Friday, October 15, 2010

Who's Plan is it Anyway?


Twenty-Ninth Sunday in Ordinary Time

Homily


It was an ordinary August morning in the Atacama desert when Omar Reygadas said goodbye to his wife Marcella and headed for work. As he left the house, he and his wife were talking about their fourth great-grandchild, who was expected any day now. Marcella had been talking to her son, Omar, Jr., and her daughters, Claudia, Marcella, and Humana, about the party they were going to have at their house after the Baptism.


When Omar arrived at work, he entered the San Esteban mine, as he always did, on a rail car, which descended 1,300 feet into the earth. It was then that he and his 32 co-workers heard a low rumble, like an earthquake. Then the mine lights went out and even the beams on their helmets were obscured by a suffocating cloud of dust. Three hours later, the dust settled and Omar realized the roof of the mine had collapsed on top of them.

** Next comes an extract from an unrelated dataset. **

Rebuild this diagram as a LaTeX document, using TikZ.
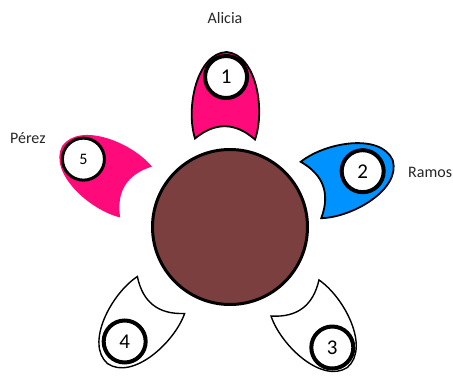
\documentclass[tikz,border=0pt]{standalone}
\usepackage{fontspec}
\setmainfont{Carlito}
\definecolor{chairpink}{HTML}{FF0A7A}
\definecolor{chairblue}{HTML}{0092FF}
\definecolor{tablebrown}{HTML}{7B3F3F}
\tikzset{
  chairshape/.pic={
    \path[pic actions] (0,-30) .. controls (30,-40) and (85,-30) .. (87,0)
      .. controls (85,30) and (30,40) .. (0,30)
      .. controls (17,10) and (17,-10) .. (0,-30) -- cycle;
  },
  seatmark/.style={circle, draw=black, fill=white, line width=4pt, minimum size=42pt, inner sep=0pt,
    font=\fontsize{21}{24}\selectfont},
  namelabel/.style={font=\fontsize{16}{19}\selectfont, inner sep=0pt, text=black!85},
}
\begin{document}
\begin{tikzpicture}[x=1pt,y=1pt]
\useasboundingbox (0,0) rectangle (453,-383);
% chairs
\pic[rotate=89, fill=chairpink, draw=black, line width=1.8pt] at (225,-139) {chairshape};
\pic[rotate=20, fill=chairblue, draw=black, line width=1.8pt] at (311,-190) {chairshape};
\pic[rotate=-53, fill=white, draw=black, line width=1.4pt] at (295,-298) {chairshape};
\pic[rotate=232, fill=white, draw=black, line width=1.4pt] at (161,-295) {chairshape};
\pic[rotate=148, fill=chairpink] at (136,-192) {chairshape};
% table
\node[circle, fill=tablebrown, draw=black, line width=3pt, minimum size=155pt, inner sep=0pt] (table) at (230,-227) {};
% seat markers
\node[seatmark] (m1) at ([shift={(89:62)}]225,-139) {1};
\node[seatmark] (m2) at ([shift={(20:55)}]311,-190) {2};
\node[seatmark] (m3) at ([shift={(-53:62)}]295,-298) {3};
\node[seatmark] (m4) at ([shift={(232:59)}]161,-295) {4};
\node[seatmark, line width=3pt, minimum size=42pt, font=\fontsize{16}{19}\selectfont] (m5) at ([shift={(148:62)}]136,-192) {5};
% names
\node[namelabel] (alicia) at (225,-18) {Alicia};
\node[namelabel, anchor=west] (ramos) at (408,-172) {Ramos};
\node[namelabel, anchor=west] (perez) at (10,-138) {Pérez};
\end{tikzpicture}
\end{document}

The party, his expectant daughter, and everything he had planned...all had been momentarily shaken. He was not, it now appeared, really in control.


It was an ordinary August day and Dr. Mehmet Oz had decided to highlight the importance of colonoscopies on his TV show. So he decided to undergo the procedure with the cameras rolling in order to show that this life saving-test, while uncomfortable in s several ways, was really not as bad as most people imagined. He was in excellent health, exercised and ate a consistently healthy diet, and had no family history of colon cancer. Seemed like a piece of cake.


But then, in the middle of the procedure, with camera rolling, he was told they had found a polyp and then a second. And a few days later he was told that while the polyps were no longer dangerous, they were the type would most definitely turn to cancer....the kind that kills. And for the first time, this successful TV doctor, the picture of health, found out he could get cancer and die. The cameras caught the shocked look on his usually confident face, and the audio picked up the quake in his voice as he called his wife with the news, followed by a quick "we'll talk about this when I get home.” His plans of fame, health and perfect control...all his plans, had been momentarily shaken. He was not, it seemed, really in control.


It was an ordinary June day in the town of Stuart, although it could have been Worcester just as easily. Tim and Beth were waiting for Sarah, who at fourteen was coming home from the movies with her two friends. Her best friend’s uncle Ted went to pick them up in his Cadillac and they piled into the back seat and chatted and screamed and laughed as only fourteen year old friends can do. That is until Stephen, drunk and sixteen years old, ran that stop sign and Jennifer died.


I cannot imagine what that night did to Tim and Beth. Their dreams of seeing Jennifer graduate, walk down the aisle, hold their grandchild in her arms, and take care of them in their old age...all these dreams disappeared in a moment in the middle of the night. Just like that, it all changed.


It all changed. And it all changes. In the unfathomable will of God.


A God whose wisdom is unknowable, at the same time we know he is all wise. A God whose plan is but gradually unfolded, though always conceived in love. A God whom our little hearts sometimes see as cruel, remote, or even uncaring, but whose unbelievable love for me is the definition of what it means to love.


Which is so hard for me to take. For like a three year old, unwilling to obey, I do my darnedest to see that my will be done, to amass possessions and power as a tribute to my glory, to become all that I want to be and to to fill my life with all I need to have, ever striving to build a life which is a monument to my narcissism.



But then, over and over again, God reminds me, in harsh and sometimes gentle ways, that he is the author, the creator, who made me in love, to be love, to become each day conformed to his cross, to obliterate hate, to rejoice in littleness, and to conquer even death with sacrifice.


Pray

Which is why we pray. To beg God to give us understanding. Of why he put us here and what he wants us to do.


Our is the insistent prayer of Christ in the Garden before his Blessed Passion, sweating blood and crying tears, so often mixed with fear and pain. Father, we beg, take this cup of suffering away from me. But, in the end, not my will, but yours be done.


  • In the good days, the summers of our lives, when the sun seems so bright, the world so beautiful and we’re just much in control: your will be done...
  • And in the fearsome and wintry days, when nothing seems too certain, and each choice fills us with dread: your will be done...

For make no mistake about it, in good times and in bad, God is ever with us. He who died for us, and who will raise up on the last day is ever with us. He who ascended to the Father and sent us out to love others as he loved us is ever with us, even until the end.


Trust in him, then. Pray to him. Confide in him, in tears and in suffering, in joy and in hope. In good times and in bad, pray for his help, the discernment of his will, and a full measure of his love.


For we never know what tomorrow will bring. We only know, that when we are startled by what God has in store, that he who made us in love, will be with us to the end. And in his unfathomable wisdom, will lead us to eternal joy.